Viaje al fondo de sí mismo
La presunta diversidad del arte, que haría pensar no sólo en la democratización del gusto, sino en la amplitud de criterios perceptivos que intervienen en el terreno de la pulsión creadora, puede quedar asociada a lo contrario: a una inquietud devenida de la época en que el arte ha perdido su naturalidad. El fárrago de premisas e ideas, más que devolvérnoslo a una sensación de unidad, lo torturan en la desesperación por encontrar una forma que logre no sólo configurarlo aceptablemente, sino que alivie el estado de quienes se sienten alimentados en lo más recóndito por una certeza de su disolución.
Esa presencialidad hipertrófica respondería a una denegación de su destino, con lo que difícilmente se pueda sustraer tales manifestaciones, del empedernido optimismo que las sustenta. Así como es difícil sustraer esa prodigalidad del lugar que habitan, aún en su variabilidad.
Se hace difícil evitar la sensación de muerte que lo acosa, ya como destino, ya como alternancia pulsátil de Eros y Thánatos. La aleatoriedad no logra traspasar la necesariedad, y la variedad llega al autoengaño y la impostura, camufladas de alegres novedades. Así es difícil ahuyentar la conformidad, la seguridad de dar por consolidado, un plano que en la lógica creadora de los mundos verdaderos, puede considerarse como no alcanzado, limitado por no dar lisa y llanamente la talla.
La espiroqueta que trepana las paredes de la imposibilidad, de la cruda realidad, se desmiente en la petición de principio que asegura una situación que se descuenta pero que hay en realidad que construir. De este sueño estamos disculpados y exculpados. No son tiempos de mundos nuevos.

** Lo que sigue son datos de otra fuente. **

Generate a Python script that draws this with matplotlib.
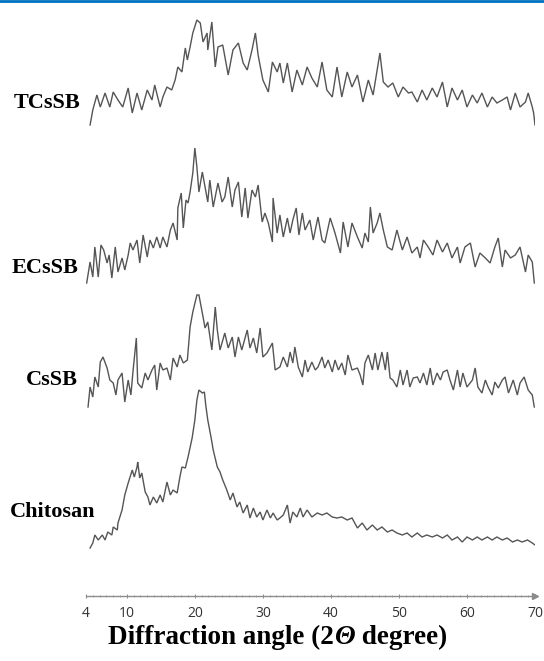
import matplotlib
matplotlib.use("Agg")
import matplotlib.pyplot as plt
from matplotlib.lines import Line2D
from matplotlib.ticker import MultipleLocator

# XRD patterns (2-theta in degrees, intensity in a.u.)
TCSSB_2T = [4.6, 5.0, 5.6, 6.1, 6.8, 7.5, 8.0, 8.7, 9.4, 10.2, 10.8, 11.5, 12.2, 13.0,
            13.7, 14.1, 14.9, 15.3, 15.9, 16.6, 17.1, 17.5, 18.1, 18.6, 18.9, 19.3,
            19.7, 20.3, 20.8, 21.2, 21.8, 21.9, 22.5, 23.0, 23.4, 24.1, 24.9, 25.6,
            26.4, 27.1, 27.7, 28.4, 28.9, 29.3, 30.0, 30.8, 31.4, 32.1, 32.5, 33.0,
            33.6, 34.3, 35.0, 35.8, 36.5, 37.2, 38.0, 38.7, 39.4, 40.2, 40.9, 41.6,
            42.4, 43.1, 43.9, 44.7, 45.5, 46.2, 47.2, 47.7, 48.4, 49.1, 49.9, 50.6,
            51.4, 51.9, 52.7, 53.4, 54.1, 54.9, 55.6, 56.4, 57.1, 57.8, 58.6, 59.3,
            60.0, 60.8, 61.5, 62.2, 63.0, 63.7, 64.4, 65.2, 65.9, 66.4, 67.1, 67.8,
            68.6, 69.0, 69.6, 69.8, 70.0]
TCSSB_I = [0, 15, 30, 18, 32, 18, 33, 25, 18, 37, 12, 32, 15, 35,
           25, 40, 18, 28, 38, 35, 45, 58, 53, 77, 65, 78,
           92, 105, 102, 83, 92, 75, 103, 58, 78, 80, 50, 75,
           82, 62, 55, 75, 92, 70, 45, 33, 63, 53, 62, 42,
           62, 33, 55, 40, 58, 47, 38, 63, 35, 28, 58, 28,
           53, 38, 50, 23, 45, 30, 72, 43, 38, 42, 28, 38,
           32, 33, 23, 35, 25, 37, 28, 43, 18, 37, 25, 35,
           18, 30, 22, 32, 18, 28, 22, 25, 28, 15, 32, 18,
           23, 32, 18, 12, 0]

ECSSB_2T = [4.1, 4.6, 5.0, 5.3, 5.8, 6.2, 6.6, 7.1, 7.4, 7.8, 8.3, 8.7, 9.3, 9.7,
            10.2, 10.5, 10.9, 11.5, 11.9, 12.4, 13.0, 13.4, 13.9, 14.4, 14.9, 15.3,
            15.9, 16.4, 16.8, 17.4, 17.5, 18.0, 18.3, 18.7, 19.0, 19.3, 19.7, 20.0,
            20.3, 20.6, 21.1, 21.5, 21.9, 22.2, 22.7, 23.4, 24.0, 24.4, 24.9, 25.5,
            25.9, 26.4, 26.9, 27.4, 27.8, 28.4, 28.9, 29.3, 29.9, 30.3, 30.8, 31.4,
            31.5, 32.1, 32.5, 33.0, 33.6, 34.0, 34.4, 34.9, 35.3, 35.8, 36.2, 36.9,
            37.4, 38.1, 38.7, 39.1, 39.9, 40.6, 41.4, 41.8, 42.5, 43.1, 43.9, 44.6,
            45.0, 45.5, 45.8, 46.2, 46.8, 47.2, 47.7, 48.3, 49.0, 49.7, 50.5, 51.2,
            51.9, 52.7, 53.1, 53.6, 54.3, 55.0, 55.6, 56.4, 57.1, 57.8, 58.6, 59.0,
            59.7, 60.5, 61.2, 61.9, 62.7, 63.4, 64.1, 64.6, 65.2, 65.6, 66.4, 67.1,
            67.8, 68.6, 69.0, 69.6, 69.9]
ECSSB_I = [0, 21, 6, 36, 6, 38, 33, 20, 28, 5, 36, 11, 25, 13,
           28, 40, 33, 43, 20, 48, 26, 43, 35, 46, 35, 46,
           36, 53, 60, 43, 75, 90, 55, 83, 80, 91, 110, 135,
           116, 91, 111, 96, 81, 103, 76, 100, 81, 86, 106, 76,
           93, 101, 66, 95, 65, 93, 86, 98, 61, 70, 60, 41,
           85, 50, 68, 46, 65, 50, 63, 75, 48, 70, 53, 63,
           43, 66, 43, 40, 65, 50, 30, 61, 36, 60, 46, 35,
           50, 41, 76, 50, 60, 70, 53, 36, 33, 53, 33, 46,
           30, 36, 25, 43, 36, 28, 43, 31, 40, 25, 36, 20,
           36, 40, 16, 30, 25, 20, 36, 45, 16, 33, 25, 28,
           36, 11, 28, 21, 0]

CSSB_2T = [4.3, 4.6, 5.0, 5.3, 5.8, 6.1, 6.5, 7.1, 7.5, 8.0, 8.4, 8.7, 9.3, 9.7,
           10.2, 10.6, 10.9, 11.4, 11.6, 12.2, 12.7, 13.1, 13.7, 14.1, 14.4, 14.9,
           15.3, 15.9, 16.4, 16.8, 17.4, 17.8, 18.3, 18.9, 19.3, 19.7, 20.3, 20.6,
           21.1, 21.5, 21.9, 22.5, 23.0, 23.3, 23.7, 24.4, 24.9, 25.5, 25.9, 26.4,
           26.9, 27.7, 28.1, 28.6, 29.1, 29.6, 30.0, 30.6, 31.4, 31.8, 32.5, 33.0,
           33.6, 34.0, 34.4, 34.7, 35.2, 35.8, 36.2, 36.6, 37.2, 37.7, 38.1, 38.7,
           39.1, 39.6, 40.2, 40.6, 41.1, 41.6, 42.1, 42.5, 43.1, 43.9, 44.3, 44.7,
           45.0, 45.5, 46.1, 46.5, 46.9, 47.5, 48.0, 48.3, 48.7, 49.1, 49.7, 50.2,
           50.6, 51.2, 51.6, 52.1, 52.7, 53.1, 53.6, 54.1, 54.6, 55.0, 55.6, 56.1,
           56.5, 57.1, 57.5, 58.0, 58.6, 59.0, 59.4, 60.0, 60.8, 61.2, 61.6, 62.2,
           62.7, 63.1, 63.7, 64.1, 64.6, 65.2, 65.6, 66.1, 66.8, 67.4, 67.8, 68.4,
           69.0, 69.6, 69.9]
CSSB_I = [0, 20, 10, 30, 20, 45, 50, 39, 27, 24, 12, 27, 34, 5,
          27, 12, 35, 69, 24, 19, 34, 27, 37, 42, 17, 44,
          37, 39, 27, 49, 40, 52, 44, 47, 80, 95, 112, 112,
          94, 79, 85, 57, 100, 77, 57, 74, 59, 70, 50, 70,
          57, 77, 59, 69, 54, 79, 50, 54, 64, 37, 40, 50,
          40, 55, 44, 60, 40, 30, 47, 35, 45, 37, 40, 50,
          39, 47, 35, 47, 37, 44, 32, 52, 37, 39, 32, 22,
          44, 52, 37, 54, 37, 55, 37, 55, 29, 27, 20, 37,
          22, 37, 20, 29, 30, 24, 34, 22, 39, 22, 34, 27,
          35, 37, 27, 17, 37, 20, 34, 20, 27, 39, 20, 14,
          27, 20, 12, 25, 19, 27, 30, 14, 27, 12, 24, 30,
          17, 12, 0]

CHITOSAN_2T = [4.6, 5.0, 5.3, 5.8, 6.4, 6.8, 7.2, 7.8, 8.0, 8.6, 8.7, 9.3, 9.7, 10.2,
               10.8, 11.1, 11.5, 11.6, 11.9, 12.2, 12.7, 13.1, 13.4, 13.9, 14.4, 14.9,
               15.3, 15.9, 16.4, 16.8, 17.4, 17.8, 18.1, 18.6, 19.0, 19.6, 20.0, 20.3,
               20.6, 21.1, 21.4, 21.6, 21.9, 22.4, 22.7, 23.3, 23.7, 24.1, 24.7, 25.2,
               25.6, 26.2, 26.6, 27.1, 27.7, 28.1, 28.6, 29.1, 29.6, 30.0, 30.6, 31.1,
               31.5, 32.1, 32.5, 33.0, 33.6, 34.0, 34.4, 35.0, 35.5, 35.9, 36.5, 37.2,
               38.0, 38.7, 39.4, 40.2, 40.9, 41.6, 42.4, 43.1, 43.9, 44.6, 45.3, 46.1,
               46.8, 47.5, 48.3, 49.0, 49.7, 50.5, 51.2, 51.9, 52.7, 53.4, 54.1, 54.9,
               55.6, 56.4, 57.1, 57.8, 58.6, 59.3, 60.0, 60.8, 61.5, 62.2, 63.0, 63.7,
               64.4, 65.2, 65.9, 66.7, 67.4, 68.1, 68.9, 69.6, 70.0]
CHITOSAN_I = [0, 5, 13, 8, 13, 8, 16, 13, 21, 18, 25, 38, 53, 65,
              78, 71, 81, 86, 70, 75, 56, 51, 43, 51, 45, 53,
              46, 66, 53, 58, 55, 71, 81, 80, 91, 110, 128, 148,
              158, 155, 156, 143, 128, 110, 98, 81, 76, 68, 58, 48,
              55, 41, 46, 35, 43, 30, 40, 31, 36, 28, 38, 30,
              35, 28, 30, 33, 43, 25, 36, 31, 40, 31, 38, 31,
              35, 33, 35, 31, 30, 31, 28, 30, 20, 25, 18, 23,
              18, 21, 16, 18, 15, 13, 15, 11, 15, 11, 13, 11,
              13, 10, 13, 8, 11, 6, 11, 8, 11, 8, 11, 8,
              11, 8, 10, 6, 8, 6, 8, 5, 3]

SAMPLES = ["TCsSB", "ECsSB", "CsSB", "Chitosan"]
ANGLES = [TCSSB_2T, ECSSB_2T, CSSB_2T, CHITOSAN_2T]
INTENSITIES = [TCSSB_I, ECSSB_I, CSSB_I, CHITOSAN_I]

# vertical stacking of the patterns and where each name sits (figure fractions)
OFFSETS = [471, 313, 189, 48]
LABEL_POS = [(0.086, 0.844), (0.083, 0.595), (0.096, 0.425), (0.096, 0.225)]

XTICKS = [4, 10, 20, 30, 40, 50, 60, 70]
LINE_COL = "#555555"
AXIS_COL = "#8c8c8c"

plt.rcParams["mathtext.fontset"] = "custom"
plt.rcParams["mathtext.it"] = "Liberation Serif:italic:bold"
plt.rcParams["mathtext.rm"] = "Liberation Serif:bold"

fig = plt.figure(figsize=(5.44, 6.61), dpi=100)
ax = fig.add_axes([86 / 544, 65 / 661, 449 / 544, 596 / 661])

for name, tt, ii, off in zip(SAMPLES, ANGLES, INTENSITIES, OFFSETS):
    ax.plot(tt, [off + v for v in ii], color=LINE_COL, lw=1.0, solid_joinstyle="miter")

ax.set_xlim(4, 70)
ax.set_ylim(0, 596)
for s in ["top", "right", "left"]:
    ax.spines[s].set_visible(False)
ax.spines["bottom"].set_color(AXIS_COL)
ax.spines["bottom"].set_linewidth(1.0)
ax.set_yticks([])
ax.set_xticks(XTICKS)
ax.set_xticklabels([str(t) for t in XTICKS], fontsize=10, family="Open Sans",
                   color="#333333")
ax.xaxis.set_minor_locator(MultipleLocator(1))
ax.tick_params(axis="x", which="major", direction="inout", length=3, width=0.7,
               color=AXIS_COL, pad=6)
ax.tick_params(axis="x", which="minor", direction="inout", length=2, width=0.5,
               color=AXIS_COL)
ax.plot([70], [0], marker=">", ms=4, color=AXIS_COL, clip_on=False)

for name, (lx, ly) in zip(SAMPLES, LABEL_POS):
    fig.text(lx, ly, name, ha="center", va="center", fontsize=16,
             family="Liberation Serif", fontweight="bold")

# axis title in three pieces so the theta can be italic
title_parts = [("Diffraction angle (2", "normal"), ("\u0398", "italic"),
               (" degree)", "normal")]
renderer = fig.canvas.get_renderer()
pieces = []
for txt, style in title_parts:
    pieces.append(fig.text(0, 0.035, txt, ha="left", va="center", fontsize=19.5,
                           family="Liberation Serif", fontweight="bold",
                           style=style))
widths = [p.get_window_extent(renderer).width for p in pieces]
x0 = 0.51 * 544 - sum(widths) / 2
for p, w in zip(pieces, widths):
    p.set_x(x0 / 544)
    x0 += w

# thin blue rule along the top edge
fig.add_artist(Line2D([0, 1], [0.9985, 0.9985], transform=fig.transFigure,
                      color="#0070C0", lw=2))

fig.savefig("out.png", dpi=100)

El reaseguro de la combinación infinita de signos de acá y acullá, disculpan de fundar un ADN, pues la mezcla de los ya dados, finge proveer el nuevo ser que en realidad sintetiza matices de lo ya conocido.
La propia infinitud de la combinatoria es parte de la mentira. No es que se agota la posibilidad del nuevo ser, se agota el sueño que lo convocaba. Se depone una actitud, se da de baja una ética. Porque no es que los lineamientos de un paradigma por otro, expliquen alegremente la mutación, lo que queda es la consecuencia antropológica, humana de tal tránsito. El precio en metálico que los cuerpos reales se han tirado a sus espaldas. Al final es probable que ese cansancio sea la cifra capaz de promover la exaptación, que adecue la nueva realidad, al viejo estado de los cuerpos y espíritus que han acometidos las batallas. El viejo y cansado humano se la ve con su cansancio. Lo incluye y lo computa. Si enfila sus naves hacia nuevos horizontes, va de suyo que irá con él. La estratificación biológica, cerebral lo atestigua.
Si la cuestión del paradigma no es sino el escamoteo de un ‘olvido del ser’, el reaseguro es una nueva anámnesis, un no olvido capaz de devolver la creación a la providencia efectiva de un nuevo ser que no se base en engaños autoinfligidos.